In 1878, Honduras was operating within a complex and challenging monetary system typical of a post-colonial Central American republic. The official currency was the
Honduran Peso, theoretically on a silver standard, but the reality was one of severe scarcity and disorder. The national treasury was chronically depleted due to political instability, a reliance on volatile agricultural exports (primarily silver and later bananas), and significant foreign debt. This lack of state-issued coinage created a vacuum filled by a chaotic mix of foreign silver, most notably Peruvian, Bolivian, Chilean, and Mexican coins, which circulated at fluctuating values based on their actual silver content and local acceptance.

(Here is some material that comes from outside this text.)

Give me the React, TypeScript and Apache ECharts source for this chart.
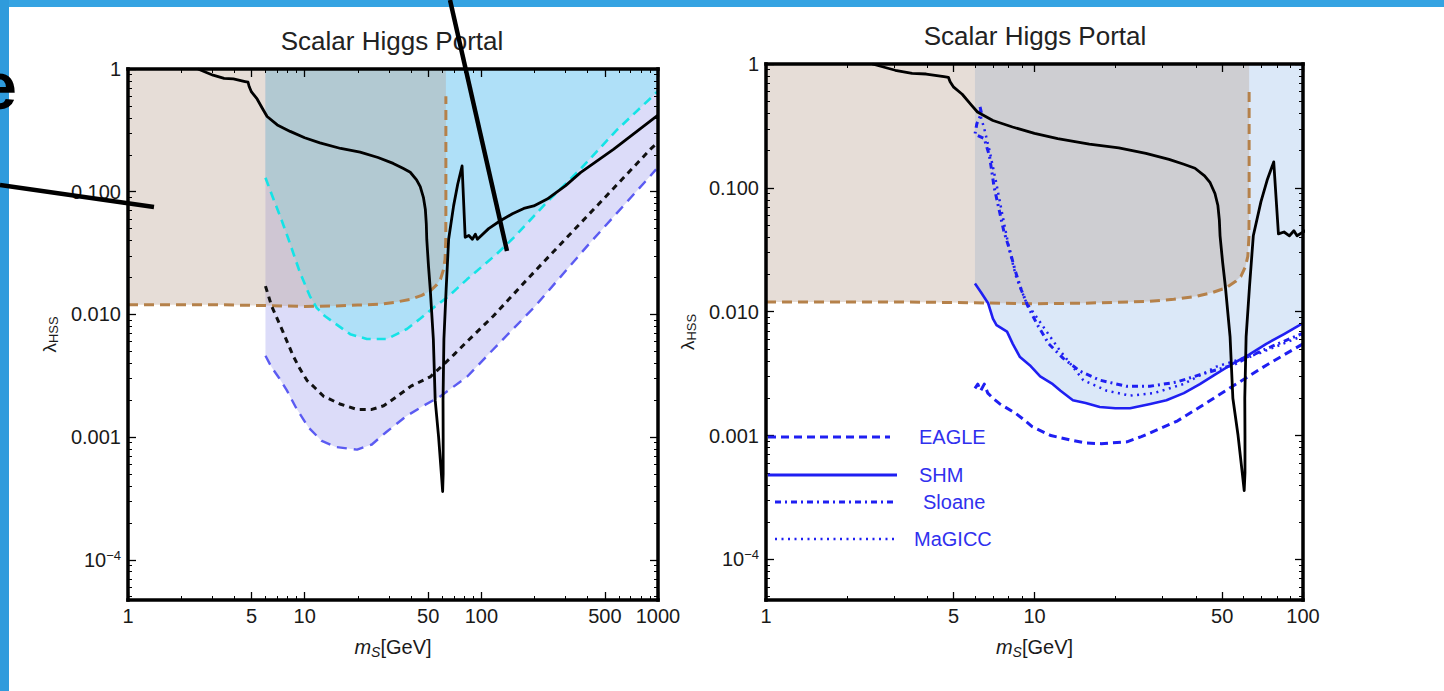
import React, { useEffect, useRef } from 'react';
import * as echarts from 'echarts';

const FONT = "'Liberation Sans', Arial, Helvetica, sans-serif";
const TITLE = 'Scalar Higgs Portal';

// ---- tick values ----
const xMajorLeft = [1, 5, 10, 50, 100, 500, 1000];
const xMinorLeft = [2, 3, 4, 6, 7, 8, 9, 20, 30, 40, 60, 70, 80, 90, 200, 300, 400, 600, 700, 800, 900];
const xMajorRight = [1, 5, 10, 50, 100];
const xMinorRight = [2, 3, 4, 6, 7, 8, 9, 20, 30, 40, 60, 70, 80, 90];
const yMajor = [0.0001, 0.001, 0.01, 0.1, 1];
const yMinor = [
  0.00005, 0.00006, 0.00007, 0.00008, 0.00009,
  0.0002, 0.0003, 0.0004, 0.0005, 0.0006, 0.0007, 0.0008, 0.0009,
  0.002, 0.003, 0.004, 0.005, 0.006, 0.007, 0.008, 0.009,
  0.02, 0.03, 0.04, 0.05, 0.06, 0.07, 0.08, 0.09,
  0.2, 0.3, 0.4, 0.5, 0.6, 0.7, 0.8, 0.9,
];
const Y_MIN = 0.000047;
const Y_MAX = 1;

// ---- curves (m_S [GeV], lambda_HSS) ----
const blackSolid: [number, number][] = [
  [2.49, 1.0], [3.03, 0.89], [3.5, 0.84], [3.95, 0.83], [4.6, 0.79], [4.78, 0.78], [4.85, 0.72], [5.0, 0.65],
  [5.38, 0.57], [5.8, 0.47], [6.13, 0.41], [7.0, 0.35], [8.28, 0.31], [10, 0.275], [12.2, 0.25], [16, 0.225],
  [20.6, 0.21], [26, 0.19], [31.7, 0.17], [36, 0.155], [39.6, 0.144], [43, 0.125], [45.1, 0.11], [47, 0.09],
  [48.2, 0.072], [48.8, 0.055], [49.1, 0.041], [50.2, 0.025], [51.4, 0.0159], [53.5, 0.0063], [54.8, 0.002],
  [57.3, 0.001], [59.4, 0.0005], [60.4, 0.00036], [60.8, 0.0005], [60.8, 0.001], [60.7, 0.002], [61.4, 0.0063],
  [63.2, 0.0159], [65.3, 0.041], [69.7, 0.077], [73.5, 0.115], [77.8, 0.162], [81, 0.0425], [85, 0.044],
  [89, 0.041], [92.5, 0.045], [95, 0.041], [110, 0.05], [128, 0.058], [150, 0.066], [174, 0.073], [198, 0.0765],
  [236, 0.087], [300, 0.112], [364, 0.143], [562, 0.222], [1000, 0.42],
];
const brownBound: [number, number][] = [
  [1, 0.012], [3, 0.012], [6, 0.0118], [10, 0.0116], [15, 0.0117], [20, 0.0119], [26.6, 0.0121], [33, 0.0126],
  [40, 0.0133], [46, 0.0143], [51.4, 0.0155], [56, 0.0175], [58.7, 0.0193], [61, 0.023], [62.3, 0.028],
  [62.9, 0.04], [63, 0.07], [63, 0.6],
];
const cyanBound: [number, number][] = [
  [6, 0.13], [6.6, 0.09], [7.3, 0.062], [8.1, 0.041], [9.4, 0.022], [10.7, 0.0141], [11.7, 0.0113], [13, 0.0097],
  [14.6, 0.0086], [18.1, 0.0069], [22.5, 0.0063], [29.2, 0.0063], [37.9, 0.0076], [45, 0.0092], [53.8, 0.0114],
  [65, 0.014], [83, 0.0193], [122, 0.031], [152, 0.042], [235, 0.082], [364, 0.153], [587, 0.32], [1000, 0.66],
];
const blackDashed: [number, number][] = [
  [6, 0.017], [6.5, 0.0117], [7.0, 0.0092], [7.57, 0.0071], [8.6, 0.0046], [9.4, 0.0036], [10.3, 0.0029],
  [11.5, 0.0025], [12.8, 0.00215], [16, 0.00185], [19.8, 0.00168], [24, 0.00168], [28, 0.0018], [31.9, 0.00205],
  [40, 0.0026], [51.4, 0.0031], [58.7, 0.0037], [70, 0.0047], [83, 0.006], [117, 0.0097], [180, 0.019],
  [279, 0.037], [472, 0.082], [907, 0.222], [975, 0.245],
];
const blueDashed: [number, number][] = [
  [6, 0.0046], [6.5, 0.0037], [7.2, 0.003], [7.93, 0.0024], [9, 0.0017], [10.5, 0.0012], [12.5, 0.00093],
  [15, 0.00083], [19.8, 0.00079], [24, 0.00087], [29, 0.0011], [37.6, 0.00148], [47, 0.0018], [58.7, 0.00215],
  [83, 0.0031], [117, 0.0052], [200, 0.0115], [397, 0.036], [907, 0.135], [975, 0.152],
];
const eagle: [number, number][] = [
  [6.0, 0.0024], [6.15, 0.0026], [6.3, 0.0023], [6.5, 0.0026], [6.7, 0.0022], [7.0, 0.002], [7.43, 0.0018],
  [8.55, 0.0015], [9.3, 0.0013], [9.8, 0.00118], [11.5, 0.001], [13.6, 0.00092], [15.5, 0.00087], [17.7, 0.00086],
  [22.1, 0.00089], [25, 0.00098], [28.3, 0.0011], [33.8, 0.0013], [41.3, 0.0017], [54.7, 0.0025], [73, 0.0037],
  [100, 0.0055],
];
const shm: [number, number][] = [
  [6.0, 0.0169], [6.3, 0.0145], [6.72, 0.0117], [7.0, 0.0088], [7.22, 0.0078], [7.9, 0.0069], [8.3, 0.0055],
  [8.83, 0.0043], [9.6, 0.0037], [10.5, 0.003], [11.7, 0.0026], [12.5, 0.0023], [13.9, 0.00193], [15.5, 0.00183],
  [17.5, 0.0017], [20, 0.00166], [22.7, 0.00166], [27, 0.0018], [31, 0.00193], [36, 0.0022], [41.3, 0.0026],
  [47, 0.0031], [54.7, 0.0038], [63, 0.0045], [73, 0.0055], [85, 0.0066], [100, 0.0081],
];
const sloane: [number, number][] = [
  [6.27, 0.45], [6.35, 0.4], [6.1, 0.33], [6.0, 0.27], [6.5, 0.25], [6.8, 0.18], [7.07, 0.102], [7.4, 0.065],
  [7.68, 0.045], [8.1, 0.031], [8.46, 0.0217], [8.94, 0.0149], [9.46, 0.011], [10.2, 0.008], [11.3, 0.0055],
  [12.8, 0.0042], [14.8, 0.0033], [17.5, 0.0028], [22, 0.0025], [26.9, 0.0025], [33.8, 0.0027], [41.3, 0.0031],
  [54.7, 0.0037], [71, 0.0049], [100, 0.0067],
];
const magicc: [number, number][] = [
  [6.2, 0.42], [6.3, 0.38], [6.5, 0.3], [6.8, 0.2], [7.2, 0.11], [7.6, 0.06], [8.1, 0.03], [8.55, 0.019],
  [9.3, 0.012], [11, 0.0071], [12.4, 0.0049], [15.2, 0.0028], [18.6, 0.0023], [22.7, 0.0021], [27.8, 0.0022],
  [35.8, 0.0026], [47.6, 0.0036], [68.5, 0.0046], [100, 0.0064],
];

const legendNames = ['EAGLE', 'SHM', 'Sloane', 'MaGICC'];

function yFmt(v: number): string {
  if (v > 0.5) return '1';
  if (v < 0.0005) return '{b|10}{s|\u22124}';
  return v.toFixed(3);
}
function xFmt(v: number): string {
  return String(Math.round(v));
}

function axisSet(kind: 'x' | 'y', grid: number, min: number, max: number, majors: number[], minors: number[],
  name: string, nameGap: number) {
  const pos = kind === 'x' ? ['bottom', 'top'] : ['left', 'right'];
  const base: any = { type: 'log', logBase: 10, gridIndex: grid, min, max, splitLine: { show: false }, z: 10, silent: true };
  const line = { show: true, onZero: false, lineStyle: { color: '#000', width: 3.5, cap: 'square' } };
  const majorTick = { show: true, inside: true, length: 8, customValues: majors, lineStyle: { color: '#000', width: 1.3 } };
  const minorTick = { show: true, inside: true, length: 4, customValues: minors, lineStyle: { color: '#000', width: 1 } };
  const main = {
    ...base, position: pos[0], axisLine: line, axisTick: majorTick,
    axisLabel: {
      show: true, customValues: majors, margin: kind === 'x' ? 6 : 7, fontSize: 20, color: '#1a1a1a', fontFamily: FONT,
      formatter: kind === 'x' ? xFmt : yFmt,
      rich: {
        b: { fontSize: 20, fontFamily: FONT, color: '#1a1a1a', lineHeight: 22 },
        s: { fontSize: 13, fontFamily: FONT, color: '#1a1a1a', lineHeight: 13, verticalAlign: 'top' },
      },
    },
    name, nameLocation: 'middle', nameGap, nameRotate: kind === 'y' ? 90 : 0,
    nameTextStyle: {
      color: '#1a1a1a', fontFamily: FONT,
      rich: kind === 'x'
        ? {
          i: { fontSize: 20, fontStyle: 'italic', fontFamily: FONT, color: '#1a1a1a', lineHeight: 24 },
          s: { fontSize: 14, fontStyle: 'italic', fontFamily: FONT, color: '#1a1a1a', lineHeight: 14, verticalAlign: 'bottom' },
          n: { fontSize: 20, fontFamily: FONT, color: '#1a1a1a', lineHeight: 24 },
        }
        : {
          l: { fontSize: 19, fontFamily: FONT, color: '#1a1a1a', lineHeight: 22 },
          s: { fontSize: 13, fontFamily: FONT, color: '#1a1a1a', lineHeight: 13, verticalAlign: 'bottom' },
        },
    },
  };
  const opp = { ...base, position: pos[1], axisLine: line, axisTick: majorTick, axisLabel: { show: false } };
  const minMain = { ...base, position: pos[0], axisLine: { show: false, onZero: false }, axisTick: minorTick, axisLabel: { show: false } };
  const minOpp = { ...base, position: pos[1], axisLine: { show: false, onZero: false }, axisTick: minorTick, axisLabel: { show: false } };
  return [main, opp, minMain, minOpp];
}

function lineS(name: string, data: [number, number][], ai: number, color: string, width: number, type: any, z = 3) {
  return {
    type: 'line', name, data, xAxisIndex: ai, yAxisIndex: ai, symbol: 'none', showSymbol: false, silent: true,
    lineStyle: { color, width, type, cap: 'butt', join: 'round' }, z, clip: true,
  };
}
function fillS(name: string, data: [number, number][], ai: number, color: string, z = 1) {
  return {
    type: 'line', name, data, xAxisIndex: ai, yAxisIndex: ai, symbol: 'none', showSymbol: false, silent: true,
    lineStyle: { width: 0, opacity: 0 }, areaStyle: { color, opacity: 1, origin: 'end' }, z, clip: true,
  };
}

const BEIGE = 'rgba(184,158,140,0.35)';
const BLUE = '#1f1ff2';

export default function App() {
  const ref = useRef<HTMLDivElement>(null);
  useEffect(() => {
    if (!ref.current) return;
    const chart = echarts.init(ref.current, undefined, { renderer: 'svg' });
    const xName = '{i|m}{s|S}{n|[GeV]}';
    const yName = '{l|\u03bb}{s|HSS}';
    const legendY = [437, 475, 502, 539];
    const legendDash: any[] = [[8, 5], null, [6, 4, 2, 4], [2, 4.5]];
    const legendX0 = [768, 768, 775, 775];
    const legendX1 = [890, 897, 897, 897];
    const legendTX = [919, 919, 923, 914];
    const graphics: any[] = [
      { type: 'rect', shape: { x: 0, y: 0, width: 1444, height: 7 }, style: { fill: '#35a3e2' }, z: 50 },
      { type: 'rect', shape: { x: 0, y: 0, width: 9, height: 691 }, style: { fill: '#2f9bdc' }, z: 50 },
      {
        type: 'text', x: 17, y: 86, z: 60,
        style: { text: 'e', fontSize: 66, fontWeight: 'bold', fontFamily: FONT, fill: '#000', align: 'right', verticalAlign: 'middle', textAlign: 'right', textVerticalAlign: 'middle' },
      },
      { type: 'line', shape: { x1: 0, y1: 185, x2: 154, y2: 207 }, style: { stroke: '#000', lineWidth: 4.5 }, z: 60 },
      { type: 'line', shape: { x1: 450, y1: 0, x2: 507, y2: 251 }, style: { stroke: '#000', lineWidth: 4.5 }, z: 60 },
    ];
    legendNames.forEach((n, i) => {
      graphics.push({
        type: 'line', shape: { x1: legendX0[i], y1: legendY[i], x2: legendX1[i], y2: legendY[i] },
        style: { stroke: BLUE, lineWidth: i === 3 ? 2.5 : 3, lineDash: legendDash[i] || undefined }, z: 30,
      });
      graphics.push({
        type: 'text', x: legendTX[i], y: legendY[i], z: 30,
        style: { text: n, fontSize: 20, fontFamily: FONT, fill: '#3030ee', align: 'left', verticalAlign: 'middle', textAlign: 'left', textVerticalAlign: 'middle' },
      });
    });

    const xAxes = [
      ...axisSet('x', 0, 1, 1000, xMajorLeft, xMinorLeft, xName, 35),
      ...axisSet('x', 1, 1, 100, xMajorRight, xMinorRight, xName, 35),
    ];
    const yAxes = [
      ...axisSet('y', 0, Y_MIN, Y_MAX, yMajor, yMinor, yName, 68),
      ...axisSet('y', 1, Y_MIN, Y_MAX, yMajor, yMinor, yName, 68),
    ];

    const option: any = {
      animation: false,
      backgroundColor: '#ffffff',
      title: [
        { text: TITLE, left: 392, top: 28, textAlign: 'center', padding: 0, textStyle: { fontSize: 26, fontWeight: 'normal', color: '#222', fontFamily: FONT } },
        { text: TITLE, left: 1035, top: 23, textAlign: 'center', padding: 0, textStyle: { fontSize: 26, fontWeight: 'normal', color: '#222', fontFamily: FONT } },
      ],
      grid: [
        { left: 128, top: 69, width: 530, height: 531, containLabel: false },
        { left: 766, top: 64, width: 537, height: 536, containLabel: false },
      ],
      xAxis: xAxes,
      yAxis: yAxes,
      series: [
        // left panel fills
        fillS('blueRegion', blueDashed, 0, '#dcdcf9', 1),
        fillS('cyanRegion', cyanBound, 0, '#afe0f8', 1),
        fillS('brownRegion', brownBound, 0, BEIGE, 1),
        // left panel lines
        lineS('brown', brownBound, 0, '#b5814a', 3, [10, 6]),
        lineS('cyan', cyanBound, 0, '#14e3e6', 2.6, [9, 6]),
        lineS('blackDashed', blackDashed, 0, '#111', 3, [6, 5]),
        lineS('blueDashed', blueDashed, 0, '#5b5bf2', 2.4, [10, 7]),
        lineS('blackSolid', blackSolid, 0, '#000', 2.8, 'solid', 4),
        // right panel fills
        fillS('shmRegion', shm, 4, '#dbe8f8', 1),
        fillS('brownRegionR', brownBound, 4, BEIGE, 1),
        // right panel lines
        lineS('brownR', brownBound, 4, '#b5814a', 3, [10, 6]),
        lineS('EAGLE', eagle, 4, BLUE, 3, [8, 5]),
        lineS('SHM', shm, 4, BLUE, 2.6, 'solid'),
        lineS('Sloane', sloane, 4, BLUE, 3, [6, 4, 2, 4]),
        lineS('MaGICC', magicc, 4, BLUE, 2.5, [2, 4.5]),
        lineS('blackSolidR', blackSolid, 4, '#000', 2.8, 'solid', 4),
      ],
      graphic: { elements: graphics },
    };
    chart.setOption(option);
    return () => chart.dispose();
  }, []);
  return <div ref={ref} style={{ position: 'fixed', left: 0, top: 0, width: 1444, height: 691, background: '#fff' }} />;
}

This monetary anarchy severely hampered commerce and state finances. The government of President Marco Aurelio Soto, who was modernizing the state through his Liberal reforms, recognized that a unified and reliable currency was essential for economic progress and asserting sovereign authority. Efforts to establish a national mint had failed in prior decades, leaving the country dependent on imported specie. The situation was further complicated by the use of
"moneda macuquina"—old, crude, and often clipped silver coins from the colonial era—alongside more modern foreign mintings, leading to constant disputes in trade and taxation over the true value of payments.
Consequently, the period around 1878 was a pivotal prelude to significant monetary reform. The government's push for order culminated in the
Currency Law of 1879, which officially decimalized the currency, introducing the
Honduran Peso divided into 100 centavos, and contracted with foreign mints (initially in London) to produce the nation's first standardized coinage. Thus, the situation in 1878 represents the final years of a fragmented monetary past, with the state actively seeking solutions to impose a uniform national currency as a cornerstone of its modernizing project.